Team Penske. To IndyCar and NASCAR racing fans, these two words evoke images of speed, quality, efficiency, and derring-do. And its headquarters in Mooresville, North Carolina, is as hallowed as pole position at Sonoma Raceway.
With 25 national championships, 15 Indy 500 victories, and more than 380 major wins, Team Penske (www.teampenske.com) is the face of an $18 billion Penske organization (www.penske.com) with four core groups — automotive, transportation, performance, and strategic investments.
I recently attended SKF Technical Day, an annual look at the latest innovations from SKF (www.skf.com), and this year it was hosted by none other than one of its strategic partners, Team Penske, with around 350 employees, including more than 40 degreed engineers on staff. Its NASCAR division builds around 50 cars annually. “We build very specialized cars with 900 hp that get 4 mpg,” explained Travis Geisler, Team Penske’s director of competition, who spoke extensively at the event.
“I oversee all things NASCAR,” he said. “I oversee the crew chiefs and try to manage the drivers as best I can.” Geisler is the liaison from the racetrack back to the shop, which just happens to be a 420,000 sq ft facility.
“We go fast in circles,” explained Geisler. “We've managed to make it pretty difficult. It's a lot more complicated when you get down to the level details. All the other teams are trying to do the same thing. When you look at business, it's very rare that you have 43 competitors who are looking at beating you every day. There’s a thin margin between success and failure. You can't be experts in every single area, so sometimes you have to outsource.”
Every Team Penske department — race teams, engineering, assembly, fabrication, and marketing — must outperform the competition. “We get a final exam every week,” said Geisler. “We pretty much know right away if something worked.”

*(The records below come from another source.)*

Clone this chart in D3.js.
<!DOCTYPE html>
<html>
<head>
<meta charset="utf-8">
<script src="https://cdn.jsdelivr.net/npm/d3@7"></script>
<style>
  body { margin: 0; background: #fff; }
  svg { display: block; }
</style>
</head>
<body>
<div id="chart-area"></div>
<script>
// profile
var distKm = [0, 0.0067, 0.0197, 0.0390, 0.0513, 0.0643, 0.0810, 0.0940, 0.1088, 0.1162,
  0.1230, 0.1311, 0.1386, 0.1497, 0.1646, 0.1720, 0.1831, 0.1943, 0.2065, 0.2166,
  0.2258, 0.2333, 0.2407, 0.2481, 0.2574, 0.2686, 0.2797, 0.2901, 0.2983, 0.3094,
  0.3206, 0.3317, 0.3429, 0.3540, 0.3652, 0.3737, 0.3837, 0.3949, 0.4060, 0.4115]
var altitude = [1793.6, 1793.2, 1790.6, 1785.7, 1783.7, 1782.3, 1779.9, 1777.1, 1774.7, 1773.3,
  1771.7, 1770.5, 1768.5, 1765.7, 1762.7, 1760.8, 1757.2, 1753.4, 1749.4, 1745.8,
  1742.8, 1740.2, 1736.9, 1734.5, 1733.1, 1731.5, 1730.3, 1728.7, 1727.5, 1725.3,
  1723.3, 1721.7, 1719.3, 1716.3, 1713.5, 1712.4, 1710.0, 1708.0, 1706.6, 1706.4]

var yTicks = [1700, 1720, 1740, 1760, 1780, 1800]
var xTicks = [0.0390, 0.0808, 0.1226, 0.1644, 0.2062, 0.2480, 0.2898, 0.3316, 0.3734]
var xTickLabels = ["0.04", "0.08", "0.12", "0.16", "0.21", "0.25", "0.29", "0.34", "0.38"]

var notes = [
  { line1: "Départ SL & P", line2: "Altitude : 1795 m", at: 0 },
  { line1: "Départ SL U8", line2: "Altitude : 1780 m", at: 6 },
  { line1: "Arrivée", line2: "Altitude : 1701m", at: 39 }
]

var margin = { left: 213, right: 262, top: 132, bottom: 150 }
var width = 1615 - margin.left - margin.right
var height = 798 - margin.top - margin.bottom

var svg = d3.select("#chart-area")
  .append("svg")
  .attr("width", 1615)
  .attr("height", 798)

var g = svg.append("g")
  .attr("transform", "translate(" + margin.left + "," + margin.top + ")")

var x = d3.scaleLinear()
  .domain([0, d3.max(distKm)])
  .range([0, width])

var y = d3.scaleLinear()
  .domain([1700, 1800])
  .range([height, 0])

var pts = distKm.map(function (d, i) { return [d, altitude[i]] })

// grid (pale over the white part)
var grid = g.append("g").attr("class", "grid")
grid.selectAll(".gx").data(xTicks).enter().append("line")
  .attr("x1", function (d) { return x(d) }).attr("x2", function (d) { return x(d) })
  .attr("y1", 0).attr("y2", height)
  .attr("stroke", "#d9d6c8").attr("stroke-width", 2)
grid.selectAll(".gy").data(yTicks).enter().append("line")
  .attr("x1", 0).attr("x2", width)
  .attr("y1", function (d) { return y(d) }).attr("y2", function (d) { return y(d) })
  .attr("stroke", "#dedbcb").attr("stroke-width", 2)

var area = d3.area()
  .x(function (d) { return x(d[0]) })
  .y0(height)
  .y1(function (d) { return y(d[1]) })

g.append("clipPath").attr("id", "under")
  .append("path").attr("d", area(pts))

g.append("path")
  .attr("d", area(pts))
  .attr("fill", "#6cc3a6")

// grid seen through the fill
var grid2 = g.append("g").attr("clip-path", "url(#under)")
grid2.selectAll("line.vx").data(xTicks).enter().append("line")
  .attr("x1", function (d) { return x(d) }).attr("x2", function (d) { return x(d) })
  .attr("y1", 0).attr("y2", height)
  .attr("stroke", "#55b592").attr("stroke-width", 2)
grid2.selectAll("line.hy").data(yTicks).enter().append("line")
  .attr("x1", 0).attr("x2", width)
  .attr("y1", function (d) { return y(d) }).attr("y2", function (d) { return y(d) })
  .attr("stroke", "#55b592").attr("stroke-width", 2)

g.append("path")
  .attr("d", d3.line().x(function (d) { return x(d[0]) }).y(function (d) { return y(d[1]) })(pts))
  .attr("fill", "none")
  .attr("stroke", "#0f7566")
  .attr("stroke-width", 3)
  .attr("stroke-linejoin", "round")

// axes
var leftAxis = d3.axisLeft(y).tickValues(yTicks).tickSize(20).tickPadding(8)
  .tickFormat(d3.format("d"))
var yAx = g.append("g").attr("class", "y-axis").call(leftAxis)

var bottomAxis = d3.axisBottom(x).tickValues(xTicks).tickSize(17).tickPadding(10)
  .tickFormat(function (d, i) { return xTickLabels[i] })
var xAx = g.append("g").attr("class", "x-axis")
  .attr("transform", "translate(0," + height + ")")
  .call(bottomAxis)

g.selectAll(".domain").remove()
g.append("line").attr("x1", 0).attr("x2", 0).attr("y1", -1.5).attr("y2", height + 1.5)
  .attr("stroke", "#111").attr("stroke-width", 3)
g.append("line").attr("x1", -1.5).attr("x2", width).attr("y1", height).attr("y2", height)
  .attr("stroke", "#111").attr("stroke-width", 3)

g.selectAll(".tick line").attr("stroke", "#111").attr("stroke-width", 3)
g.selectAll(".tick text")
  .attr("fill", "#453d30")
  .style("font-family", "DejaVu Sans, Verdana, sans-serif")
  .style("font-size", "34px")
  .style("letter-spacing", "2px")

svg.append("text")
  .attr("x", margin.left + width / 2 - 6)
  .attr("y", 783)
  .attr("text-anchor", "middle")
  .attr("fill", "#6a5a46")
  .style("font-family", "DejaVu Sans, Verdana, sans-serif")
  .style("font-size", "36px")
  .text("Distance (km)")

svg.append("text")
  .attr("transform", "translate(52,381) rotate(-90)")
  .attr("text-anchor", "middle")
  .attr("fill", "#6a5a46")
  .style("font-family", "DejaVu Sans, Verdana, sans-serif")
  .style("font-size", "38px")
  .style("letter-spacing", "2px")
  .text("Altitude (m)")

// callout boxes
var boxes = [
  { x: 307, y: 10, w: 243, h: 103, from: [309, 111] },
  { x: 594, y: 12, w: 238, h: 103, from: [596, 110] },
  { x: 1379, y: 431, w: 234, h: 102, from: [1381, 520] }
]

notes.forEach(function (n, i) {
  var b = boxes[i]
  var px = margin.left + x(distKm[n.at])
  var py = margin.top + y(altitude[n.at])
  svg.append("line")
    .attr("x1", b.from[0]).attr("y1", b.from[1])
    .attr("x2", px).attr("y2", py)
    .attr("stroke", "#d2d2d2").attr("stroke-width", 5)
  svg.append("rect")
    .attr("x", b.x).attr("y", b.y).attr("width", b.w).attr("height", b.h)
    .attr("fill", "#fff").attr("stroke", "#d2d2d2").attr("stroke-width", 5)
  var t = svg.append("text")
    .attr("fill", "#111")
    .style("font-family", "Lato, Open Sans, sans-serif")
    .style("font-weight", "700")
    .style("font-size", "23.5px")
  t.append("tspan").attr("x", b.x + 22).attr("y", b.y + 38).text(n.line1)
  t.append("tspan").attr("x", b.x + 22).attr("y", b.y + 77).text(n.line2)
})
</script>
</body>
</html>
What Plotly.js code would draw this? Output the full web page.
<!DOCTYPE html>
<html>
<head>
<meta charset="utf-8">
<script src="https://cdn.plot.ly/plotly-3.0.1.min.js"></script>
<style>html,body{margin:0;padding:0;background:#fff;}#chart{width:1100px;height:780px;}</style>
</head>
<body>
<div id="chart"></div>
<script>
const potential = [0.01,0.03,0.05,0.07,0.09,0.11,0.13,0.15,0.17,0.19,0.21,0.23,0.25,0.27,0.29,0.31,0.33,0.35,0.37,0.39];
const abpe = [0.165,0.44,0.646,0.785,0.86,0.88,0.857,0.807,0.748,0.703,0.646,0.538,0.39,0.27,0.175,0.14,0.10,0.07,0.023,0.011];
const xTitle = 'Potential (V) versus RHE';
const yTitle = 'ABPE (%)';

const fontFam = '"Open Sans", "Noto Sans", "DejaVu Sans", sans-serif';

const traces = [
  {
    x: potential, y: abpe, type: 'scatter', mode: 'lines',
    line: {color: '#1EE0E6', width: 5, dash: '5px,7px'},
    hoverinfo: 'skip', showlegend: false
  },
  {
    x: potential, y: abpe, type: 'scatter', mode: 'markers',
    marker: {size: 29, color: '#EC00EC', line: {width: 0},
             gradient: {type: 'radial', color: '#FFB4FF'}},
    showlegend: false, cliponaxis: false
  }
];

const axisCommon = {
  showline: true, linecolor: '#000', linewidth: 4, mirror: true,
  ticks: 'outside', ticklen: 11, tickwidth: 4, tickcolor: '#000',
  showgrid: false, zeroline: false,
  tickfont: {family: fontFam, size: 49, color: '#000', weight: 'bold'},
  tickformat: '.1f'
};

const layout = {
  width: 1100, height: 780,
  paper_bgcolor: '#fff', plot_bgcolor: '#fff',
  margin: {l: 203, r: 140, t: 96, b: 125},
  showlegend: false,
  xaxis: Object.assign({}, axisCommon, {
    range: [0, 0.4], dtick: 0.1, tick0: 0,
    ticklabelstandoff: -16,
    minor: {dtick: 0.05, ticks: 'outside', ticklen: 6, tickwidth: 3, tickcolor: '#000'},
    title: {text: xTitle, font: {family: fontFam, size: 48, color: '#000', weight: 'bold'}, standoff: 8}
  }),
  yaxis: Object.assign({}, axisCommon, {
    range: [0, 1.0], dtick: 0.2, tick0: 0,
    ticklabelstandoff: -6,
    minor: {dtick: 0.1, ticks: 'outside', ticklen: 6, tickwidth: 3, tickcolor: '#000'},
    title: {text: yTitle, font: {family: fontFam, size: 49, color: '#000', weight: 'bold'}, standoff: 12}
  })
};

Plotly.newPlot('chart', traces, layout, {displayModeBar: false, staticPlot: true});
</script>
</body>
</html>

Certain areas are critical to success in the race world. “Development is the key,” he advised. “Every week, the bar ratchets up. People are a huge part of that. You can hire 10 more people and not be as effective as getting more from your employees. Outsourcing is important. We used to have our own complete engine shop. We had an opportunity to partner with Roush Yates Engines (www.roushyates.com). Their 100 employees are now working for us. You give up some of your IP and your advantage, but at some point it will happen. We keep inside the things that we are the best at.”
The facility uses robotic welding, but not for its traditional advantages in mass production. “We use it for the speed, not the efficiency,” explained Geisler. “Once it's cleared by engineering, the robotic welder can finish that part in a half day, instead of a day-and-a-half.” Speed is everything. “We measure dollars in tenth-of-a-lap time to quantify gains in the common unit,” said Geisler. “We use simulation daily.”
Partnerships are important to Team Penske’s winning ways, and SKF’s contributions have led to advancements in thermal imaging, bearing grease, and bearing beacon simulation.
“We use infrared thermo to manage extreme temperatures,” explained Geisler. “Understanding where the radiant heat is helps us to understand where everything is coming from. Increased speed and downforce plus less cooling to improve aero performance equals hub failure due to extreme load and temperature. We have more speed and more lead, and it creates more temperature. The bearing grease has helped us a lot. Having better grease allows us to have better downforce.”
With bearing beacon simulation, Team Penske can analyze hp loss in the rear gear and identify each component's contribution to losses. “In one instance, we determined that 90% of loss came from one bearing,” explained Geisler. “We had SKF take a look at the five bearings that make up this chunk. We're using ceramic materials in our bearings more and more. We're able to afford it when we're looking at just one and not five bearings.”
Team Penske also is leveraging the advantages of additive manufacturing. “We have SLS selective layer sintering) and SLA (stereolithography) machines in house,” said Geisler. “We've been printing parts for seven years. We've been printing parts as a mockup. We also use it a lot for short-run parts. We've started to dabble in raceable high-load components. We only race a car two or three times. Cars are so light and fragile that everything moves.”